Variations & Add-Ins

  • Salted Caramel Swirl: Drop spoonfuls of good-quality thick caramel sauce over the batter and swirl with a knife before baking. Finish with a flaky sea salt.
  • Espresso Kick: Add 1-2 teaspoons of instant espresso powder to the dry ingredients. It won’t taste like coffee, just deeper, richer chocolate.
  • Peanut Butter Pockets: Dollop teaspoonfuls of creamy peanut butter onto the batter and swirl gently.

Serving Ideas

  • Honestly, they are a religious experience still warm from the oven with a scoop of vanilla bean ice cream melting over the top.
  • For a truly decadent dessert, drizzle with a simple raspberry sauce. The tartness cuts the richness perfectly.
  • With a tall, cold glass of milk. Some things are classic for a reason.

Storage & Reheating
Let the brownies cool completely in the pan before lifting them out via the parchment paper. Store in an airtight container at room temperature for up to 3 days. To recreate that “just-baked” molten magic, microwave a single square for 10-15 seconds.

My Two Cents (Pro-Tip)
The most common mistake is overbaking. You have to be brave and take them out when they still look a tiny bit underdone in the middle. They continue to cook as they cool, and that residual heat is what creates the final, fudgy, molten texture.

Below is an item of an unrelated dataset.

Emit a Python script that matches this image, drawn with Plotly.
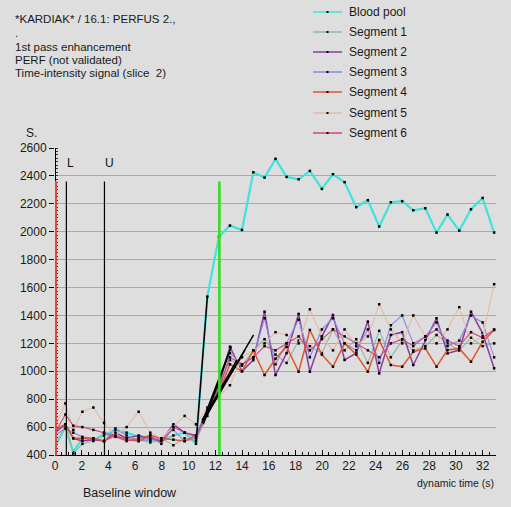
import plotly.graph_objects as go

# Acquisition times (s)
t = [0.0, 0.78, 1.37, 2.05, 2.87, 3.67, 4.52, 5.36, 6.26, 7.13, 7.96, 8.86, 9.70,
     10.55, 11.40, 12.27, 13.09, 13.99, 14.84, 15.68, 16.50, 17.33, 18.23, 19.07,
     19.97, 20.80, 21.67, 22.54, 23.41, 24.26, 25.13, 25.98, 26.81, 27.71, 28.55,
     29.37, 30.25, 31.13, 32.00, 32.86]

blood_pool = [460, 600, 420, 520, 510, 540, 580, 560, 530, 500, 500, 540, 560, 480,
              1535, 1965, 2044, 2013, 2426, 2388, 2522, 2393, 2376, 2436, 2307, 2412,
              2355, 2176, 2226, 2037, 2211, 2219, 2154, 2168, 1994, 2123, 2008, 2161,
              2242, 1994]
segment_1 = [470, 610, 410, 480, 500, 560, 540, 520, 510, 490, 520, 470, 520, 500,
             700, 900, 1080, 1040, 1150, 1230, 1120, 1060, 1220, 1180, 1130, 1300,
             1150, 1230, 1060, 1290, 1100, 1220, 1150, 1180, 1260, 1200, 1150, 1240,
             1180, 1200]
segment_2 = [560, 620, 520, 500, 510, 500, 560, 520, 540, 520, 500, 620, 560, 540,
             720, 900, 1176, 1000, 1080, 1427, 973, 1130, 1411, 997, 1250, 1403,
             1081, 1130, 1356, 985, 1260, 1280, 1045, 1224, 1380, 1128, 1152, 1427,
             1272, 1021]
segment_3 = [540, 590, 560, 530, 520, 500, 590, 540, 500, 510, 520, 580, 500, 520,
             680, 850, 1130, 1050, 1100, 1380, 1050, 1200, 1370, 1100, 1300, 1380,
             1200, 1150, 1300, 1060, 1330, 1400, 1200, 1250, 1350, 1180, 1220, 1400,
             1350, 1100]
segment_4 = [580, 620, 520, 520, 520, 500, 540, 510, 500, 540, 520, 510, 500, 540,
             700, 850, 1050, 1000, 1150, 973, 1090, 1176, 997, 1296, 1120, 1033,
             1200, 1120, 997, 1224, 1045, 1033, 1140, 1164, 1033, 1152, 1164, 1068,
             1212, 1296]
segment_5 = [600, 770, 580, 710, 740, 630, 540, 600, 710, 560, 520, 600, 680, 620,
             740, 820, 900, 1100, 1150, 1200, 1280, 1260, 1200, 1444, 1250, 1150,
             1300, 1180, 1250, 1480, 1300, 1200, 1400, 1250, 1200, 1300, 1459, 1200,
             1250, 1624]
segment_6 = [560, 690, 610, 600, 580, 560, 530, 500, 520, 540, 480, 600, 560, 530,
             720, 880, 1100, 1050, 1100, 1180, 1150, 1200, 1250, 1150, 1230, 1300,
             1250, 1200, 1150, 1100, 1200, 1230, 1180, 1250, 1300, 1220, 1180, 1280,
             1240, 1300]

series_names = ["Blood pool", "Segment 1", "Segment 2", "Segment 3",
                "Segment 4", "Segment 5", "Segment 6"]
series_values = [blood_pool, segment_1, segment_2, segment_3,
                 segment_4, segment_5, segment_6]
series_colors = ["#3ee3dc", "#8cb8a8", "#8a3c9e", "#8c84e0",
                 "#e0552a", "#e6b8a6", "#d2467e"]
series_widths = [2.2, 1.1, 1.5, 1.1, 1.5, 1.1, 1.1]

# Upslope fits: (t_start, s_start, t_end, s_end)
upslope_fits = [
    (10.55, 480, 11.40, 1535),
    (11.0, 640, 13.6, 1080),
    (11.1, 620, 13.2, 1180),
    (11.0, 630, 13.0, 1130),
    (11.2, 660, 14.2, 1150),
    (11.3, 680, 14.86, 1260),
    (11.0, 650, 13.9, 1100),
]

# Markers: start, baseline lower/upper limits, contrast arrival
marker_times = [0.0, 0.85, 3.7, 12.3]
marker_colors = ["#e04848", "#000000", "#000000", "#33dd22"]
marker_widths = [2, 1.2, 1.2, 2.6]
marker_labels = ["", "L", "U", ""]
marker_top = 2360

x_range = [0, 33]
y_range = [400, 2600]

FONT = "Liberation Sans, Arial, sans-serif"
BG = "#dedede"
TXT = "#1a1a1a"

W, H = 511, 507
ML, MR, MT, MB = 55, 15, 148, 52
PW, PH = W - ML - MR, H - MT - MB


def px_x(px):
    return (px - ML) / PW


def px_y(py):
    return (H - MB - py) / PH


fig = go.Figure()

# Signal curves
for name, vals, col, lw in zip(series_names, series_values, series_colors, series_widths):
    fig.add_trace(go.Scatter(
        x=t, y=vals, mode="lines+markers", name=name,
        line=dict(color=col, width=lw),
        marker=dict(symbol="square", size=2.5, color="black"),
        showlegend=False,
    ))

# Upslope fit lines in black
for (t0, s0, t1, s1) in upslope_fits:
    fig.add_trace(go.Scatter(
        x=[t0, t1], y=[s0, s1], mode="lines",
        line=dict(color="black", width=1.5), showlegend=False,
    ))

# Left axis line: black above the marker range
fig.add_shape(type="line", xref="x", yref="y", xsizemode="pixel", xanchor=0,
              x0=0.5, x1=0.5, y0=marker_top, y1=y_range[1],
              line=dict(color="black", width=1))

# Vertical markers
for tm, col, lw, lab in zip(marker_times, marker_colors, marker_widths, marker_labels):
    if tm == x_range[0]:
        # keep the start marker inside the plotting area
        fig.add_shape(type="line", xref="x", yref="y", xsizemode="pixel", xanchor=tm,
                      x0=1, x1=1, y0=y_range[0], y1=marker_top,
                      line=dict(color=col, width=lw))
    else:
        fig.add_shape(type="line", xref="x", yref="y", x0=tm, x1=tm,
                      y0=y_range[0], y1=marker_top, line=dict(color=col, width=lw))
    if lab:
        fig.add_annotation(x=tm, y=2490, xref="x", yref="y", text=lab,
                           showarrow=False, xanchor="left", xshift=-1,
                           font=dict(family=FONT, size=12, color="#111"))

# Header text
header_lines = [("*KARDIAK* / 16.1: PERFUS 2.,", 19), (".", 33),
                ("1st pass enhancement", 47), ("PERF (not validated)", 60),
                ("Time-intensity signal (slice  2)", 73)]
for txt, py in header_lines:
    fig.add_annotation(x=px_x(13), y=px_y(py), xref="paper", yref="paper",
                       text=txt, showarrow=False, xanchor="left", yanchor="middle",
                       font=dict(family=FONT, size=11.5, color=TXT))

# Legend
leg_y = [12, 32, 52, 72, 92, 113, 133]
for name, col, py in zip(series_names, series_colors, leg_y):
    fig.add_shape(type="line", xref="paper", yref="paper",
                  x0=px_x(313), x1=px_x(342), y0=px_y(py), y1=px_y(py),
                  line=dict(color=col, width=1.5))
    fig.add_shape(type="rect", xref="paper", yref="paper",
                  x0=px_x(326.5), x1=px_x(328.5), y0=px_y(py + 1), y1=px_y(py - 1),
                  line=dict(width=0), fillcolor="black")
    fig.add_annotation(x=px_x(347), y=px_y(py), xref="paper", yref="paper",
                       text=name, showarrow=False, xanchor="left", yanchor="middle",
                       font=dict(family=FONT, size=12, color=TXT))

# Axis titles
fig.add_annotation(x=px_x(24), y=px_y(133), xref="paper", yref="paper", text="S.",
                   showarrow=False, xanchor="left", yanchor="middle",
                   font=dict(family=FONT, size=12, color=TXT))
fig.add_annotation(x=px_x(496), y=px_y(483), xref="paper", yref="paper",
                   text="dynamic time (s)", showarrow=False, xanchor="right",
                   yanchor="middle", font=dict(family=FONT, size=10.5, color=TXT))
fig.add_annotation(x=px_x(130), y=px_y(493), xref="paper", yref="paper",
                   text="Baseline window", showarrow=False, xanchor="center",
                   yanchor="middle", font=dict(family=FONT, size=12.5, color=TXT))

fig.update_xaxes(
    range=x_range, showgrid=False, zeroline=False,
    showline=True, linecolor="black", linewidth=1,
    tickmode="linear", tick0=0, dtick=2, ticks="inside", ticklen=5,
    tickcolor="black", tickfont=dict(family=FONT, size=12, color=TXT),
    minor=dict(dtick=0.5, ticks="inside", ticklen=3, tickcolor="black"),
)
fig.update_yaxes(
    range=y_range, showgrid=True, gridcolor="#a9a9a9", gridwidth=1, zeroline=False,
    showline=False,
    tickmode="linear", tick0=400, dtick=200, ticks="outside", ticklen=5,
    tickcolor="black", tickfont=dict(family=FONT, size=12, color=TXT),
    minor=dict(dtick=25, ticks="inside", ticklen=3, tickcolor="#333333"),
)

fig.update_layout(
    width=W, height=H, margin=dict(l=ML, r=MR, t=MT, b=MB),
    paper_bgcolor=BG, plot_bgcolor=BG, showlegend=False,
    font=dict(family=FONT),
)

fig.write_html("out.html")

You Asked, I’m Answering (FAQ)

  • Can I double this recipe? Absolutely! Just use a 9×13 inch pan and add maybe 5 minutes to the baking time. Keep the same “toothpick with crumbs” test.
  • My brownies are cakey! What did I do? You probably over-whisked after adding the eggs, or you overbaked them. Next time, just whisk until combined and be brave about the bake time!
  • Can I use dark chocolate? Please do! I often swap the semi-sweet chips for a chopped-up bar of 70% dark chocolate. It’s a bit more grown-up and intensely delicious.